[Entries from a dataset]
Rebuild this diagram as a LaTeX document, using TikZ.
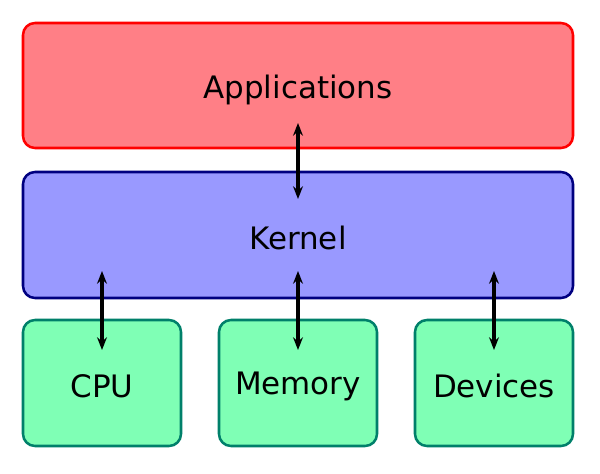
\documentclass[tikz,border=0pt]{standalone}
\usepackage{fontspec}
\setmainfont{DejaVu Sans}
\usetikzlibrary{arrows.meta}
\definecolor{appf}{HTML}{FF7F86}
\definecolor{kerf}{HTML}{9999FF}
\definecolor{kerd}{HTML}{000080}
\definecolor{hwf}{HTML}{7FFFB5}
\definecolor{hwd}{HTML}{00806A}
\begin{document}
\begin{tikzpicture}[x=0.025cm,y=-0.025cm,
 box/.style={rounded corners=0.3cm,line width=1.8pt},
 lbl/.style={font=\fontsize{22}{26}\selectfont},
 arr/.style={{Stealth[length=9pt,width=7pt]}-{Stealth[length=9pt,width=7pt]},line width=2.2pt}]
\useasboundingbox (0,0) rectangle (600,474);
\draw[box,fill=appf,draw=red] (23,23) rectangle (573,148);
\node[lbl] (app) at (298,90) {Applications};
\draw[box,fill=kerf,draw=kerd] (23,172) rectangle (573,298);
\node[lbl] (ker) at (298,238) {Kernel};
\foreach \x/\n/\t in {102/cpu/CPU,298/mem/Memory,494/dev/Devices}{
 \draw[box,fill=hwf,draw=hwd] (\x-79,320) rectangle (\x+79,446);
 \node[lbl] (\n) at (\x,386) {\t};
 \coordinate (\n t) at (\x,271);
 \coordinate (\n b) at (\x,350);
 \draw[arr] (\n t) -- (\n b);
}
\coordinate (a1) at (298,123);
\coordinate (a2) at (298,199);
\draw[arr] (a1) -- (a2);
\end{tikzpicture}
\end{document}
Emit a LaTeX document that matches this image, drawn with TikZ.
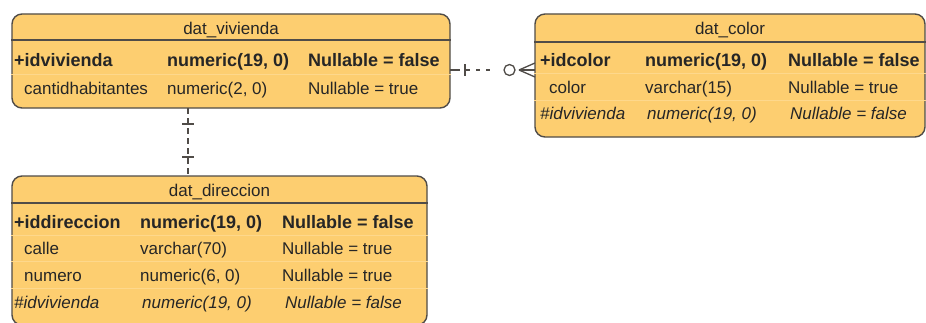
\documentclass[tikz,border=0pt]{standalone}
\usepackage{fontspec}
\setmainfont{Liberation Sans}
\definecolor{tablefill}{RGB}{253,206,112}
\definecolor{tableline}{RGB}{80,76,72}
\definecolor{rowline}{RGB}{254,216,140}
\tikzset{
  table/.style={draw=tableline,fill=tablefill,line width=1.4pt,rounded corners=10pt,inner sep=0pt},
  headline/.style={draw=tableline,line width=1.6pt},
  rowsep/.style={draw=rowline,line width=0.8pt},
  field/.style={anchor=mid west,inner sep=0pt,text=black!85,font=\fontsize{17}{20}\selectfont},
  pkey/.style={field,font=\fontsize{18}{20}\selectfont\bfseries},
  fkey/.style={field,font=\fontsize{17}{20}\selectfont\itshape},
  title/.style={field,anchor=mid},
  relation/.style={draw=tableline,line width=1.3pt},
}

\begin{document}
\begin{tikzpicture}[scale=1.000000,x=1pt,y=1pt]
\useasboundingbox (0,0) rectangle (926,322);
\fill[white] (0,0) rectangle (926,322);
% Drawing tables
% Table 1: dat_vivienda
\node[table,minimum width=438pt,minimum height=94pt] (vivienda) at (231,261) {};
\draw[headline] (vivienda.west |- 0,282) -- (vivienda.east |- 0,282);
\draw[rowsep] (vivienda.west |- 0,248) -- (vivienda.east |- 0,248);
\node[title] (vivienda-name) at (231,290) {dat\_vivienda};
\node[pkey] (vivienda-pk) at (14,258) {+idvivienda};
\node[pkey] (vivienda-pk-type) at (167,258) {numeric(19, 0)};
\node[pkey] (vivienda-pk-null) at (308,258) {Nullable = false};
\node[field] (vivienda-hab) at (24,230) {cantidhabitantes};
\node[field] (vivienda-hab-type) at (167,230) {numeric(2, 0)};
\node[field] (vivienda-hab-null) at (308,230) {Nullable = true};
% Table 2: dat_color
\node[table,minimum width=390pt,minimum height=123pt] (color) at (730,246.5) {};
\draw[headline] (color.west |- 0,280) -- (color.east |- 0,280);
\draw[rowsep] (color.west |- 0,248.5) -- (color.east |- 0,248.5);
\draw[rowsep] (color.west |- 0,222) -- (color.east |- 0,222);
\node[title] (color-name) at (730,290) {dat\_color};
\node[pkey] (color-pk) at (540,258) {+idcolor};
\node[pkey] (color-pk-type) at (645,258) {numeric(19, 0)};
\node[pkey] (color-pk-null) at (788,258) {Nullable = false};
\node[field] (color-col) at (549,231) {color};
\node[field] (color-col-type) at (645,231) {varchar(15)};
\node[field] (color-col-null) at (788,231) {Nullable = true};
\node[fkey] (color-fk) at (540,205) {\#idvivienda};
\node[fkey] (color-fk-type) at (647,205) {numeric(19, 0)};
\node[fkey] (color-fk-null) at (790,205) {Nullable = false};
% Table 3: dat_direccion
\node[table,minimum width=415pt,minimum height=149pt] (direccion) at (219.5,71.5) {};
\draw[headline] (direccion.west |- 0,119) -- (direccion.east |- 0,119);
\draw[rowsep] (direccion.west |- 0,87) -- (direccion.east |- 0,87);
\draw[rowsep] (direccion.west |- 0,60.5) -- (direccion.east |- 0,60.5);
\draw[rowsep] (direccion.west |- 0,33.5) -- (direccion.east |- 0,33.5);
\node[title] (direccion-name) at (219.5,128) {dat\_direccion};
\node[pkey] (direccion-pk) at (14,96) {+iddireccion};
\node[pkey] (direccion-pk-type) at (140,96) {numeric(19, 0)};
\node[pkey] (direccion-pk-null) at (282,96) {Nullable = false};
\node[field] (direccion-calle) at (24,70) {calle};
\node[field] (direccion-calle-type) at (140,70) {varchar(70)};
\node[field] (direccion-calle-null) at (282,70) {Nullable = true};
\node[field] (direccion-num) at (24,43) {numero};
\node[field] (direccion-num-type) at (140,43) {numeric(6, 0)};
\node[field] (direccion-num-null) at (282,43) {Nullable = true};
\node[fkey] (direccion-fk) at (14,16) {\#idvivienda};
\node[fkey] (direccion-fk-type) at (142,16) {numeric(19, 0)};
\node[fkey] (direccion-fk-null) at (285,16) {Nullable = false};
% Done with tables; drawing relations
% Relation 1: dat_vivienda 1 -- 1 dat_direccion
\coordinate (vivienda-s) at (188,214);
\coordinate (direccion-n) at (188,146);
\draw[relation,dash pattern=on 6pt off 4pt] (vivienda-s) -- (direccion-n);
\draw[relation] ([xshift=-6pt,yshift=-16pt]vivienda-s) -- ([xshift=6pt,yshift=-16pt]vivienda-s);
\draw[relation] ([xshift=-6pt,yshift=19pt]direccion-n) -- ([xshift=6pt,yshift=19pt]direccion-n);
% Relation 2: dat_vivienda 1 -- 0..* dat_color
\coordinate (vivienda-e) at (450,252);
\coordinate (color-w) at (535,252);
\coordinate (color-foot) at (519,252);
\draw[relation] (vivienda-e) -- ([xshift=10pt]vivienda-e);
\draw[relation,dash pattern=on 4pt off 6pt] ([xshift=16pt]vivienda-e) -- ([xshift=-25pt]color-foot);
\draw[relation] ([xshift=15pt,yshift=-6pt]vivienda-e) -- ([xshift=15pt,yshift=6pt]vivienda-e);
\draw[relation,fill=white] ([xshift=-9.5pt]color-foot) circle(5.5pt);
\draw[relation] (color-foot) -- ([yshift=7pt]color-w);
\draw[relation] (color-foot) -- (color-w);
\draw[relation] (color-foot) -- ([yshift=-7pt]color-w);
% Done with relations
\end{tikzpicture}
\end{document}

- **Objective**
Copy every line above word for word and exclude the pictures.

- **Final answer**
Rebuild this diagram as a LaTeX document, using TikZ.
\documentclass[tikz,border=0pt]{standalone}
\usepackage{fontspec}
\setmainfont{DejaVu Sans}
\usetikzlibrary{arrows.meta}
\definecolor{appf}{HTML}{FF7F86}
\definecolor{kerf}{HTML}{9999FF}
\definecolor{kerd}{HTML}{000080}
\definecolor{hwf}{HTML}{7FFFB5}
\definecolor{hwd}{HTML}{00806A}
\begin{document}
\begin{tikzpicture}[x=0.025cm,y=-0.025cm,
 box/.style={rounded corners=0.3cm,line width=1.8pt},
 lbl/.style={font=\fontsize{22}{26}\selectfont},
 arr/.style={{Stealth[length=9pt,width=7pt]}-{Stealth[length=9pt,width=7pt]},line width=2.2pt}]
\useasboundingbox (0,0) rectangle (600,474);
\draw[box,fill=appf,draw=red] (23,23) rectangle (573,148);
\node[lbl] (app) at (298,90) {Applications};
\draw[box,fill=kerf,draw=kerd] (23,172) rectangle (573,298);
\node[lbl] (ker) at (298,238) {Kernel};
\foreach \x/\n/\t in {102/cpu/CPU,298/mem/Memory,494/dev/Devices}{
 \draw[box,fill=hwf,draw=hwd] (\x-79,320) rectangle (\x+79,446);
 \node[lbl] (\n) at (\x,386) {\t};
 \coordinate (\n t) at (\x,271);
 \coordinate (\n b) at (\x,350);
 \draw[arr] (\n t) -- (\n b);
}
\coordinate (a1) at (298,123);
\coordinate (a2) at (298,199);
\draw[arr] (a1) -- (a2);
\end{tikzpicture}
\end{document}
Emit a LaTeX document that matches this image, drawn with TikZ.
\documentclass[tikz,border=0pt]{standalone}
\usepackage{fontspec}
\setmainfont{Liberation Sans}
\definecolor{tablefill}{RGB}{253,206,112}
\definecolor{tableline}{RGB}{80,76,72}
\definecolor{rowline}{RGB}{254,216,140}
\tikzset{
  table/.style={draw=tableline,fill=tablefill,line width=1.4pt,rounded corners=10pt,inner sep=0pt},
  headline/.style={draw=tableline,line width=1.6pt},
  rowsep/.style={draw=rowline,line width=0.8pt},
  field/.style={anchor=mid west,inner sep=0pt,text=black!85,font=\fontsize{17}{20}\selectfont},
  pkey/.style={field,font=\fontsize{18}{20}\selectfont\bfseries},
  fkey/.style={field,font=\fontsize{17}{20}\selectfont\itshape},
  title/.style={field,anchor=mid},
  relation/.style={draw=tableline,line width=1.3pt},
}

\begin{document}
\begin{tikzpicture}[scale=1.000000,x=1pt,y=1pt]
\useasboundingbox (0,0) rectangle (926,322);
\fill[white] (0,0) rectangle (926,322);
% Drawing tables
% Table 1: dat_vivienda
\node[table,minimum width=438pt,minimum height=94pt] (vivienda) at (231,261) {};
\draw[headline] (vivienda.west |- 0,282) -- (vivienda.east |- 0,282);
\draw[rowsep] (vivienda.west |- 0,248) -- (vivienda.east |- 0,248);
\node[title] (vivienda-name) at (231,290) {dat\_vivienda};
\node[pkey] (vivienda-pk) at (14,258) {+idvivienda};
\node[pkey] (vivienda-pk-type) at (167,258) {numeric(19, 0)};
\node[pkey] (vivienda-pk-null) at (308,258) {Nullable = false};
\node[field] (vivienda-hab) at (24,230) {cantidhabitantes};
\node[field] (vivienda-hab-type) at (167,230) {numeric(2, 0)};
\node[field] (vivienda-hab-null) at (308,230) {Nullable = true};
% Table 2: dat_color
\node[table,minimum width=390pt,minimum height=123pt] (color) at (730,246.5) {};
\draw[headline] (color.west |- 0,280) -- (color.east |- 0,280);
\draw[rowsep] (color.west |- 0,248.5) -- (color.east |- 0,248.5);
\draw[rowsep] (color.west |- 0,222) -- (color.east |- 0,222);
\node[title] (color-name) at (730,290) {dat\_color};
\node[pkey] (color-pk) at (540,258) {+idcolor};
\node[pkey] (color-pk-type) at (645,258) {numeric(19, 0)};
\node[pkey] (color-pk-null) at (788,258) {Nullable = false};
\node[field] (color-col) at (549,231) {color};
\node[field] (color-col-type) at (645,231) {varchar(15)};
\node[field] (color-col-null) at (788,231) {Nullable = true};
\node[fkey] (color-fk) at (540,205) {\#idvivienda};
\node[fkey] (color-fk-type) at (647,205) {numeric(19, 0)};
\node[fkey] (color-fk-null) at (790,205) {Nullable = false};
% Table 3: dat_direccion
\node[table,minimum width=415pt,minimum height=149pt] (direccion) at (219.5,71.5) {};
\draw[headline] (direccion.west |- 0,119) -- (direccion.east |- 0,119);
\draw[rowsep] (direccion.west |- 0,87) -- (direccion.east |- 0,87);
\draw[rowsep] (direccion.west |- 0,60.5) -- (direccion.east |- 0,60.5);
\draw[rowsep] (direccion.west |- 0,33.5) -- (direccion.east |- 0,33.5);
\node[title] (direccion-name) at (219.5,128) {dat\_direccion};
\node[pkey] (direccion-pk) at (14,96) {+iddireccion};
\node[pkey] (direccion-pk-type) at (140,96) {numeric(19, 0)};
\node[pkey] (direccion-pk-null) at (282,96) {Nullable = false};
\node[field] (direccion-calle) at (24,70) {calle};
\node[field] (direccion-calle-type) at (140,70) {varchar(70)};
\node[field] (direccion-calle-null) at (282,70) {Nullable = true};
\node[field] (direccion-num) at (24,43) {numero};
\node[field] (direccion-num-type) at (140,43) {numeric(6, 0)};
\node[field] (direccion-num-null) at (282,43) {Nullable = true};
\node[fkey] (direccion-fk) at (14,16) {\#idvivienda};
\node[fkey] (direccion-fk-type) at (142,16) {numeric(19, 0)};
\node[fkey] (direccion-fk-null) at (285,16) {Nullable = false};
% Done with tables; drawing relations
% Relation 1: dat_vivienda 1 -- 1 dat_direccion
\coordinate (vivienda-s) at (188,214);
\coordinate (direccion-n) at (188,146);
\draw[relation,dash pattern=on 6pt off 4pt] (vivienda-s) -- (direccion-n);
\draw[relation] ([xshift=-6pt,yshift=-16pt]vivienda-s) -- ([xshift=6pt,yshift=-16pt]vivienda-s);
\draw[relation] ([xshift=-6pt,yshift=19pt]direccion-n) -- ([xshift=6pt,yshift=19pt]direccion-n);
% Relation 2: dat_vivienda 1 -- 0..* dat_color
\coordinate (vivienda-e) at (450,252);
\coordinate (color-w) at (535,252);
\coordinate (color-foot) at (519,252);
\draw[relation] (vivienda-e) -- ([xshift=10pt]vivienda-e);
\draw[relation,dash pattern=on 4pt off 6pt] ([xshift=16pt]vivienda-e) -- ([xshift=-25pt]color-foot);
\draw[relation] ([xshift=15pt,yshift=-6pt]vivienda-e) -- ([xshift=15pt,yshift=6pt]vivienda-e);
\draw[relation,fill=white] ([xshift=-9.5pt]color-foot) circle(5.5pt);
\draw[relation] (color-foot) -- ([yshift=7pt]color-w);
\draw[relation] (color-foot) -- (color-w);
\draw[relation] (color-foot) -- ([yshift=-7pt]color-w);
% Done with relations
\end{tikzpicture}
\end{document}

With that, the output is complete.